8. Understand what is being proposed and what you are signing
Typically, investors present a potential investee with a term sheet. There are some exceptions. Be sure to understand that you fully understand the term sheet. There is a natural asymmetry, information imbalance, that occurs. Investors evaluate hundreds if not thousands of potential investments but invest in less than 1% of these investments. They routinely prepare term sheets and are intimately familiar with the terms.
Unless you are a serial entrepreneur or a start-up lawyer, you are unlikely to know as much as an investor. Thus, engage an advisor and a lawyer to help you review the term sheet. Not just any lawyer, a corporate lawyer that specializes in your stage of company. Don’t make assumptions about anything. Clarify everything. This may be tedious and slow but will prevent potential disagreements in the future. Clarity is the path to alignment.
Starting a company can be very complicated. It is fraught with risk. It often entails a lot of unthinkable expenses, and that’s just for the initial operations of the company. That is why a pre-seed funding round is of vital importance. If you manage to raise a good amount of funds, then you will have enough runway to get to the next stage, which will allow you to obtain further financing to continue to drive the company forward.
Although this round is usually associated with friends and family, it must be remembered that there are other sources of investment. Among them are business accelerators, incubator platforms, people who want to make their first investments, angel investors who might be interested in contributing a larger amount of capital. As always, if you can get it, tap into government grants. They provide a non-dilutive capital that is high;y attractive to any company.

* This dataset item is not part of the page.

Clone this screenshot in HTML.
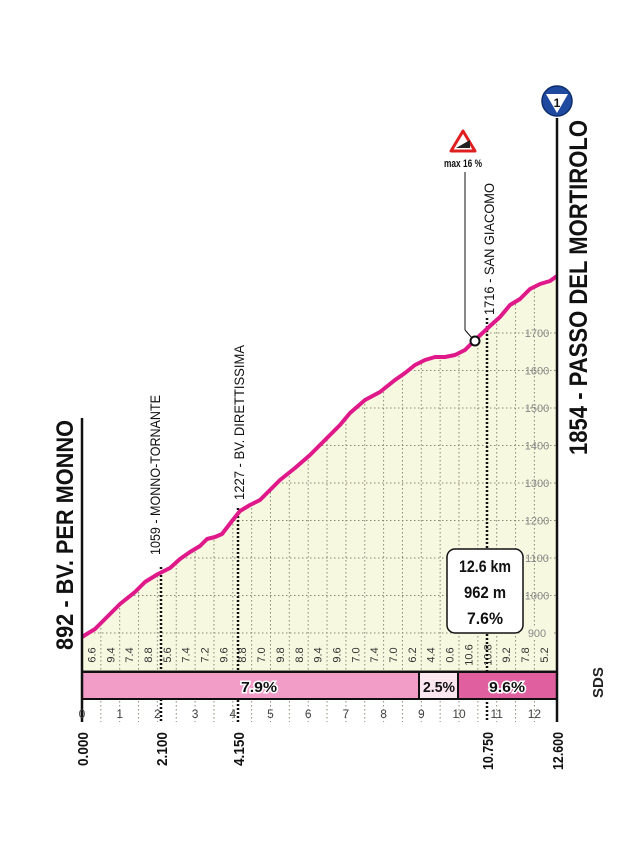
<!DOCTYPE html>
<html><head><meta charset="utf-8"><style>html,body{margin:0;padding:0;background:#fff}svg{display:block}</style></head>
<body>
<svg width="639" height="852" viewBox="0 0 639 852" xmlns="http://www.w3.org/2000/svg" font-family="Liberation Sans, sans-serif">
<defs>
<clipPath id="area"><polygon points="82,637 95,629 105,619 120,604 135,592 145,582 158,574 170,568 180,559 190,552 200,546 207,539 215,537 222,534 232,521 240,511 250,505 260,500 270,490 280,480 295,468 310,455 325,440 340,425 350,413 365,400 380,392 395,380 405,373 415,365 425,360 435,357 445,357 455,355 465,350 475,340 490,326 500,317 510,305 520,299 530,289 540,284 550,281 557,276 557,671 82,671"/></clipPath>
</defs>
<polygon clip-path="url(#area)" points="0,0 639,0 639,852 0,852" fill="#f7f8e0"/>
<g clip-path="url(#area)" stroke="#8a8a7a" stroke-width="1" stroke-dasharray="1.5,2.5">
<line x1="82" x2="557" y1="633" y2="633"/><line x1="82" x2="557" y1="595.5" y2="595.5"/><line x1="82" x2="557" y1="558" y2="558"/><line x1="82" x2="557" y1="520.5" y2="520.5"/><line x1="82" x2="557" y1="483" y2="483"/><line x1="82" x2="557" y1="445.5" y2="445.5"/><line x1="82" x2="557" y1="408" y2="408"/><line x1="82" x2="557" y1="370.5" y2="370.5"/><line x1="82" x2="557" y1="333" y2="333"/>
<g id="v"></g>
</g>
<g stroke="#8a8a7a" stroke-width="1" stroke-dasharray="1.5,2.5" id="vg"></g>
<script>
var g=document.getElementById('vg'),ns="http://www.w3.org/2000/svg";
for(var i=1;i<25;i++){var x=82+i*18.85;var l=document.createElementNS(ns,'line');l.setAttribute('x1',x);l.setAttribute('x2',x);l.setAttribute('y1',200);l.setAttribute('y2',671);l.setAttribute('clip-path','url(#area)');g.appendChild(l);
var l2=document.createElementNS(ns,'line');l2.setAttribute('x1',x);l2.setAttribute('x2',x);l2.setAttribute('y1',701);l2.setAttribute('y2',722);g.appendChild(l2);}
</script>
<line x1="82" y1="671" x2="557" y2="671" stroke="#222" stroke-width="1"/>
<!-- gradient numbers -->
<g font-size="11" fill="#333" text-anchor="middle" id="gn"></g>
<script>
var v=["6.6","9.4","7.4","8.8","5.6","7.4","7.2","9.6","8.8","7.0","9.8","8.8","9.4","9.6","7.0","7.4","7.0","6.2","4.4","0.6","10.6","10.8","9.2","7.8","5.2"];
var gn=document.getElementById('gn');
for(var i=0;i<25;i++){var x=82+(i+0.5)*18.85;var t=document.createElementNS(ns,'text');t.setAttribute('transform','translate('+(x+4)+',655) rotate(-90)');t.textContent=v[i];gn.appendChild(t);}
</script>
<!-- elevation labels -->
<g font-size="11" fill="#888" text-anchor="middle">
<rect x="522" y="626" width="30" height="13" fill="#f7f8e0"/>
<text x="537" y="637">900</text><text x="537" y="599.5">1000</text><text x="537" y="562">1100</text><text x="537" y="524.5">1200</text><text x="537" y="487">1300</text><text x="537" y="449.5">1400</text><text x="537" y="412">1500</text><text x="537" y="374.5">1600</text><text x="537" y="337">1700</text>
</g>
<!-- markers dotted -->
<g stroke="#111" stroke-width="2.5" stroke-dasharray="2,2">
<line x1="161" y1="567" x2="161" y2="722"/>
<line x1="238" y1="508" x2="238" y2="722"/>
<line x1="487" y1="318" x2="487" y2="722"/>
</g>
<!-- profile -->
<polyline fill="none" stroke="#e0198b" stroke-width="4" stroke-linejoin="round" points="82,637 95,629 105,619 120,604 135,592 145,582 158,574 170,568 180,559 190,552 200,546 207,539 215,537 222,534 232,521 240,511 250,505 260,500 270,490 280,480 295,468 310,455 325,440 340,425 350,413 365,400 380,392 395,380 405,373 415,365 425,360 435,357 445,357 455,355 465,350 475,340 490,326 500,317 510,305 520,299 530,289 540,284 550,281 557,276"/>
<!-- bars -->
<rect x="82" y="672" width="337" height="27" fill="#f19dc7"/>
<rect x="419" y="672" width="39" height="27" fill="#fbe6f0"/>
<rect x="458" y="672" width="99" height="27" fill="#e0609f"/>
<rect x="82" y="672" width="475" height="27" fill="none" stroke="#111" stroke-width="2"/>
<line x1="419" y1="672" x2="419" y2="699" stroke="#111" stroke-width="2"/>
<line x1="458" y1="672" x2="458" y2="699" stroke="#111" stroke-width="2"/>
<g font-size="15" font-weight="bold" text-anchor="middle" fill="#111" stroke="#fff" stroke-width="3" paint-order="stroke">
<text x="259" y="692" textLength="36" lengthAdjust="spacingAndGlyphs">7.9%</text>
<text x="439" y="692" textLength="32" lengthAdjust="spacingAndGlyphs" stroke="none">2.5%</text>
<text x="507" y="692" textLength="36" lengthAdjust="spacingAndGlyphs">9.6%</text>
</g>
<!-- axis lines -->
<line x1="82" y1="418" x2="82" y2="722" stroke="#111" stroke-width="2.5"/>
<line x1="557" y1="118" x2="557" y2="722" stroke="#111" stroke-width="2.5"/>
<!-- km ticks -->
<g font-size="12" fill="#444" text-anchor="middle">
<text x="82" y="718">0</text><text x="119.7" y="718">1</text><text x="157.4" y="718">2</text><text x="195.1" y="718">3</text><text x="232.8" y="718">4</text><text x="270.5" y="718">5</text><text x="308.2" y="718">6</text><text x="345.9" y="718">7</text><text x="383.6" y="718">8</text><text x="421.3" y="718">9</text><text x="459" y="718">10</text><text x="496.7" y="718">11</text><text x="534.4" y="718">12</text>
</g>
<g font-size="15" font-weight="bold" fill="#111" text-anchor="end">
<text transform="translate(88,732) rotate(-90)" textLength="34" lengthAdjust="spacingAndGlyphs">0.000</text>
<text transform="translate(167,732) rotate(-90)" textLength="34" lengthAdjust="spacingAndGlyphs">2.100</text>
<text transform="translate(244,732) rotate(-90)" textLength="34" lengthAdjust="spacingAndGlyphs">4.150</text>
<text transform="translate(493,732) rotate(-90)" textLength="38" lengthAdjust="spacingAndGlyphs">10.750</text>
<text transform="translate(563,732) rotate(-90)" textLength="38" lengthAdjust="spacingAndGlyphs">12.600</text>
</g>
<!-- titles -->
<g font-weight="bold" fill="#111" text-anchor="start">
<text transform="translate(73,650) rotate(-90)" font-size="24" textLength="230" lengthAdjust="spacingAndGlyphs">892 - BV. PER MONNO</text>
<text transform="translate(587,455) rotate(-90)" font-size="25" textLength="335" lengthAdjust="spacingAndGlyphs">1854 - PASSO DEL MORTIROLO</text>
</g>
<g font-size="14" fill="#111" text-anchor="start">
<text transform="translate(160,555) rotate(-90)" textLength="160" lengthAdjust="spacingAndGlyphs">1059 - MONNO-TORNANTE</text>
<text transform="translate(244,500) rotate(-90)" textLength="155" lengthAdjust="spacingAndGlyphs">1227 - BV. DIRETTISSIMA</text>
<text transform="translate(494,315) rotate(-90)" textLength="132" lengthAdjust="spacingAndGlyphs">1716 - SAN GIACOMO</text>
</g>
<!-- info box -->
<rect x="447" y="549" width="76" height="84" rx="8" fill="#fff" stroke="#111" stroke-width="1.5"/>
<g font-size="17" font-weight="bold" fill="#111" text-anchor="middle">
<text x="485" y="572" textLength="52" lengthAdjust="spacingAndGlyphs">12.6 km</text>
<text x="485" y="598" textLength="42" lengthAdjust="spacingAndGlyphs">962 m</text>
<text x="485" y="624" textLength="36" lengthAdjust="spacingAndGlyphs">7.6%</text>
</g>
<!-- max 16% -->
<line x1="465" y1="172" x2="465" y2="330" stroke="#111" stroke-width="1"/>
<line x1="465" y1="330" x2="472" y2="338" stroke="#111" stroke-width="1"/>
<circle cx="475" cy="341" r="4.5" fill="#fff" stroke="#111" stroke-width="2"/>
<polygon points="463,131 451,151 475,151" fill="#fff" stroke="#e02020" stroke-width="3" stroke-linejoin="round"/>
<polygon points="456,148 470,148 470,140" fill="#222"/>
<text x="463" y="167" font-size="11" font-weight="bold" fill="#111" text-anchor="middle" textLength="38" lengthAdjust="spacingAndGlyphs">max 16 %</text>
<!-- KOM icon -->
<circle cx="557" cy="101" r="15" fill="#1f4aa0" stroke="#0d2d6e" stroke-width="1.5"/>
<polygon points="546,94 568,94 557,113" fill="#fff"/>
<text x="557" y="107" font-size="12" font-weight="bold" fill="#111" text-anchor="middle">1</text>
<!-- SDS -->
<text transform="translate(603,698) rotate(-90)" font-size="15" font-weight="bold" fill="#222">SDS</text>
</svg>
</body></html>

Finally, always remember that a good presentation of your business model can make a difference. Keep it short. Keep it on point. Include data from experiments and market studies that you have previously carried out. Drive clarity around the value that your product or service can drive for your give to customers and how this will translate into customer traction, scale and cash flow.
If you follow these steps, you will have a better chance of convincing investors that your business has enough potential for them to put their money, and their trust, in it.